С этим представлением мифическая формообразующая сила фаустовской души возвращается к своему истоку. Как раз тогда, когда в начале готики были сконструированы первые механические часы, символ исторического мироощущения, возник и миф о рагнарёке, конце света, закате богов. И пускай даже это представление, каким мы его имеем в «Вёлуспе» и в христианской редакции – в «Муспилли», как и все якобы прагерманские мифы, возникало не без праобраза античных и в первую очередь христианско-апокалиптических мотивов, в данной своей форме оно является выражением и символом фаустовской, и никакой другой, души. Мир олимпийских богов внеисторичен. Он не знает никакого становления, никаких переломов, никакой цели. Однако страстное тяготение к дали – фаустовская черта. Сила и воля обладают целью, а там, где имеется цель, для исследовательского взгляда существует также и конец. То, что выражала в перспективе великой масляной живописи точка схождения прямых, в барочном парке – point de vue [точка обозрения (фр.)], в математическом же анализе – остаточный член бесконечного ряда, а именно завершение искомого направления, выступает здесь в понятийной форме. Фауст второй части трагедии умирает, потому что он достиг своей цели. Конец света как завершение внутренне необходимого развития – вот закат богов. Это-то и означает учение об энтропии – как последняя, как безрелигиозная редакция мифа.
15
Остается только обрисовать конец западной науки в целом, который ныне, когда она полого идет вниз, может быть с надежностью предугадан заранее.

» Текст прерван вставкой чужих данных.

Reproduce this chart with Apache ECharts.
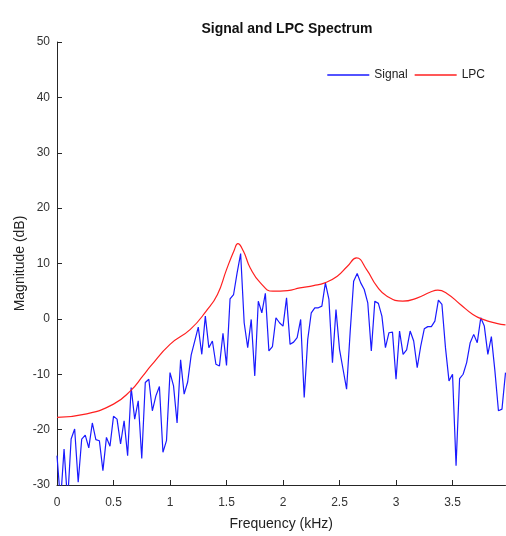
<!DOCTYPE html>
<html>
<head>
<meta charset="utf-8">
<script src="https://cdn.jsdelivr.net/npm/echarts@6/dist/echarts.min.js"></script>
<style>
  html, body { margin: 0; padding: 0; background: #fff; }
  #chart { width: 506px; height: 536px; }
</style>
</head>
<body>
<div id="chart"></div>
<script>
// FFT bin spacing: 128 bins over 0..4 kHz
const binStep = 0.03125;

// signal magnitude (dB), one value per bin
const signalDb = [
  -24.7, -33, -23.5, -33, -21.7, -19.9, -29.5, -21.7, -21, -23.3,
  -18.8, -21.8, -22, -27.4, -21.4, -23, -17.6, -18.1, -22.6, -18.4,
  -24.7, -12.4, -18.1, -14.8, -25.2, -11.5, -10.9, -16.6, -13.9, -12.2,
  -24.1, -22, -9.7, -12.1, -18.8, -7.4, -13.6, -11.4, -6.5, -4,
  -1.5, -6.4, 0.5, -5.2, -4, -8.2, -8.5, -2.6, -8.4, 3.6,
  4.4, 8.3, 11.8, -0.7, -5.2, -0.1, -10.3, 3.2, 1.1, 4.6,
  -5.8, -5, 0.2, -0.7, -1.3, 3.8, -4.6, -4.2, -3.4, -0.1,
  -14.2, -3.7, 1.1, 2, 2.0, 2.3, 6.5, 3.5, -7.9, 1.7,
  -5.5, -9.1, -12.7, -2.5, 6.8, 8.2, 6.5, 5.3, 2.9, -5.8,
  3.2, 2.8, 0.5, -5.2, -2.5, -2.4, -10.9, -2.2, -6.4, -5.6,
  -2.2, -4, -8.8, -4.9, -1.8, -1.4, -1.4, -0.4, 3.4, 2.6,
  -5.2, -11.2, -10, -26.5, -10.8, -10, -7.9, -4.3, -2.8, -4.3,
  0.2, -1.3, -6.4, -3.2, -9.4, -16.6, -16.3, -9.7
];

// LPC envelope, read at these frequencies (kHz)
const lpcFreq = [
  0, 0.25, 0.5, 0.65, 0.76, 0.83, 1.0, 1.18, 1.32,
  1.42, 1.5, 1.57, 1.6, 1.65, 1.71, 1.8, 1.91, 2.04, 2.15,
  2.27, 2.37, 2.48, 2.57, 2.65, 2.74, 2.83, 2.92, 3.06, 3.19,
  3.3, 3.37, 3.45, 3.57, 3.68, 3.77, 3.89, 3.96875
];
const lpcDb = [
  -17.8, -17.2, -15.4, -13.0, -10.3, -8.5, -4.6, -1.9, 1.4,
  4.4, 8.9, 12.5, 13.6, 12.2, 9.2, 6.5, 5.0, 5.1, 5.6,
  6.0, 6.5, 7.7, 9.5, 11.0, 8.9, 5.9, 4.1, 3.2, 3.8,
  4.8, 5.2, 4.6, 2.6, 0.8, -0.1, -0.8, -1.1
];

const xTicks = [0, 0.5, 1, 1.5, 2, 2.5, 3, 3.5];
const yMin = -30, yMax = 50, yStep = 10;

const font = "'Liberation Sans', Arial, sans-serif";
const axisColor = "#262626";

const signalData = signalDb.map((v, i) => [i * binStep, v]);
const lpcData = lpcFreq.map((f, i) => [f, lpcDb[i]]);

const chart = echarts.init(document.getElementById("chart"));
chart.setOption({
  animation: false,
  textStyle: { fontFamily: font },
  title: {
    text: "Signal and LPC Spectrum",
    left: 282,
    textAlign: "center",
    top: 17,
    textStyle: { fontSize: 14, fontWeight: "bold", color: "#111", fontFamily: font },
  },
  legend: {
    right: 16,
    top: 64,
    icon: "rect",
    itemWidth: 42,
    itemHeight: 1.3,
    itemGap: 7,
    textStyle: { fontSize: 12, color: "#222", fontFamily: font },
    data: ["Signal", "LPC"],
  },
  grid: { left: 57, right: 0.5, top: 42, bottom: 50, containLabel: false },
  xAxis: {
    type: "value",
    min: 0,
    max: signalData[signalData.length - 1][0],
    interval: 0.5,
    name: "Frequency (kHz)",
    nameLocation: "middle",
    nameGap: 32,
    nameMoveOverlap: false,
    nameTextStyle: { fontSize: 14, color: "#222", fontFamily: font },
    axisLine: { onZero: false, lineStyle: { color: axisColor, width: 1 } },
    axisTick: { inside: true, length: 5, customValues: xTicks, lineStyle: { color: axisColor } },
    splitLine: { show: false },
    axisLabel: {
      margin: 12,
      fontSize: 12,
      color: "#333",
      customValues: xTicks,
    },
  },
  yAxis: {
    type: "value",
    min: yMin,
    max: yMax,
    interval: yStep,
    name: "Magnitude (dB)",
    nameLocation: "middle",
    nameGap: 30,
    nameMoveOverlap: false,
    nameTextStyle: { fontSize: 14, color: "#222", fontFamily: font },
    axisLine: { show: true, onZero: false, lineStyle: { color: axisColor, width: 1 } },
    axisTick: { show: true, inside: true, length: 5, lineStyle: { color: axisColor } },
    splitLine: { show: false },
    axisLabel: { margin: 7, fontSize: 12, color: "#333" },
  },
  series: [
    {
      name: "Signal",
      type: "line",
      data: signalData,
      symbol: "none",
      clip: true,
      lineStyle: { color: "#1a1aff", width: 1.2 },
      itemStyle: { color: "#1a1aff" },
    },
    {
      name: "LPC",
      type: "line",
      data: lpcData,
      symbol: "none",
      smooth: 0.5,
      clip: true,
      lineStyle: { color: "#ff2020", width: 1.2 },
      itemStyle: { color: "#ff2020" },
    },
  ],
});
</script>
</body>
</html>
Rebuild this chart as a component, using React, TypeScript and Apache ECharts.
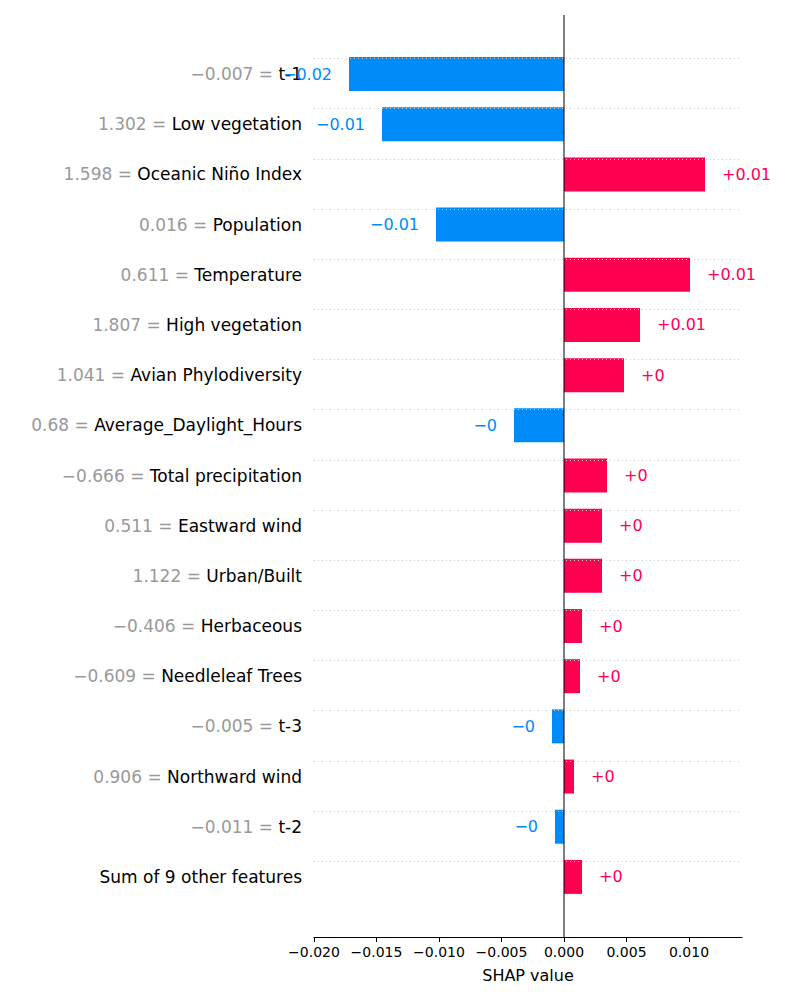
import { useEffect, useRef } from 'react';
import * as echarts from 'echarts';

const features = [
  't-1', 'Low vegetation', 'Oceanic Niño Index', 'Population', 'Temperature',
  'High vegetation', 'Avian Phylodiversity', 'Average_Daylight_Hours', 'Total precipitation',
  'Eastward wind', 'Urban/Built', 'Herbaceous', 'Needleleaf Trees', 't-3',
  'Northward wind', 't-2', 'Sum of 9 other features',
];
const featureValues = [
  '\u22120.007', '1.302', '1.598', '0.016', '0.611', '1.807', '1.041', '0.68', '\u22120.666',
  '0.511', '1.122', '\u22120.406', '\u22120.609', '\u22120.005', '0.906', '\u22120.011', '',
];
const shapValues = [
  -0.0172, -0.01456, 0.01128, -0.01024, 0.01008, 0.00608, 0.0048, -0.004, 0.00344,
  0.00304, 0.00304, 0.00144, 0.00128, -0.00096, 0.0008, -0.00072, 0.00144,
];
const xTicks = { min: -0.02, max: 0.01424, interval: 0.005 };

const RED = '#ff0051';
const BLUE = '#008bfb';

const fmt = (v: number) => {
  const r = Math.abs(Math.round(v * 100) / 100);
  return (v >= 0 ? '+' : '\u2212') + String(r);
};

const App = () => {
  const ref = useRef<HTMLDivElement | null>(null);

  useEffect(() => {
    if (!ref.current) return;
    const chart = echarts.init(ref.current, null, { renderer: 'svg' });
    chart.setOption({
      animation: false,
      textStyle: { fontFamily: 'DejaVu Sans' },
      grid: { left: 314, right: 58, top: 49, bottom: 98 },
      xAxis: {
        type: 'value',
        min: xTicks.min,
        max: xTicks.max,
        interval: xTicks.interval,
        offset: 35,
        name: 'SHAP value',
        nameLocation: 'middle',
        nameGap: 30,
        nameTextStyle: { color: '#000', fontSize: 16 },
        axisLine: { show: true, lineStyle: { color: '#000' } },
        axisTick: { show: true, length: 5, lineStyle: { color: '#000' } },
        axisLabel: {
          color: '#000', fontSize: 14, showMaxLabel: false,
          formatter: (v: number) => (v < 0 ? '\u2212' : '') + Math.abs(v).toFixed(3),
        },
        splitLine: { show: false },
      },
      yAxis: {
        type: 'category',
        inverse: true,
        data: features,
        axisLine: { show: false },
        axisTick: { show: false },
        axisLabel: {
          margin: 12,
          formatter: (name: string, i: number) =>
            featureValues[i] ? `{v|${featureValues[i]} = }{n|${name}}` : `{n|${name}}`,
          rich: {
            v: { color: '#999999', fontSize: 17, fontFamily: 'DejaVu Sans' },
            n: { color: '#000', fontSize: 17, fontFamily: 'DejaVu Sans' },
          },
        },
      },
      series: [
        {
          type: 'bar',
          z: 1,
          data: [],
          markLine: {
            symbol: 'none',
            silent: true,
            label: { show: false },
            lineStyle: { color: '#cccccc', type: [1, 3], width: 1 },
            data: features.map((f) => ({ yAxis: f })),
          },
        },
        {
          type: 'bar',
          z: 3,
          barWidth: 34,
          barGap: '-100%',
          data: shapValues.map((v) => ({
            value: v,
            itemStyle: { color: v >= 0 ? RED : BLUE },
            label: {
              show: true,
              position: v >= 0 ? 'right' : 'left',
              distance: 17,
              color: v >= 0 ? RED : BLUE,
              fontSize: 16,
              formatter: () => fmt(v),
            },
          })),
        },
      ],
    });
    const x0 = chart.convertToPixel({ xAxisIndex: 0 }, 0) as number;
    chart.setOption({
      graphic: [{
        type: 'line', z: 10,
        shape: { x1: x0, y1: 15, x2: x0, y2: 937 },
        style: { stroke: '#000', lineWidth: 1 },
      }],
    });
    return () => chart.dispose();
  }, []);

  return <div ref={ref} style={{ position: 'absolute', left: 0, top: 0, width: '800px', height: '1000px' }} />;
};

export default App;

Также и это, предвидение неотвратимой судьбы, относится к приданому исторического взгляда, которым обладает лишь один фаустовский дух. Умерла также и античность, однако она об этом и не догадывалась. Она верила в вечное существование. И даже последние дни, каждый из них по отдельности, переживались ею с ощущением безоблачного счастья, как дар богов. Мы знаем свою историю. Нам еще предстоит последний духовный кризис, который охватит весь европейско-американский мир. О его протекании нам рассказывает поздний эллинизм. Тирания рассудка, которая не воспринимается нами, потому что мы сами пребываем в ее зените, – это во всякой культуре эпоха, пролегающая между зрелым мужчиной и стариком, и не более того. Наиболее явным ее выражением является культ точных наук, диалектики, доказательства, опыта, каузальности. В ионике и в барокко мы видим расцвет этого культа; спрашивается, в каком виде он придет к своему завершению.
Предсказываю: еще в настоящем столетии, столетии научно-критического александризма, столетии великой жатвы и окончательных редакций, воля к победе науки окажется преодоленной новой чертой задушевности. Точная наука приходит к самоуничтожению вследствие все большего утончения собственной постановки вопросов и собственных методов. Вначале (в XVIII в.) были опробованы ее средства, затем (в XIX в.) была опробована ее мощь; теперь мы наконец видим ее историческую роль. Однако от скепсиса дорога ведет к «второй религиозности»[384], которая наступает не до культуры, но после нее. Мы воздерживаемся от доказательств; мы желаем верить, а не расчленять. Критическое исследование перестает быть духовным идеалом.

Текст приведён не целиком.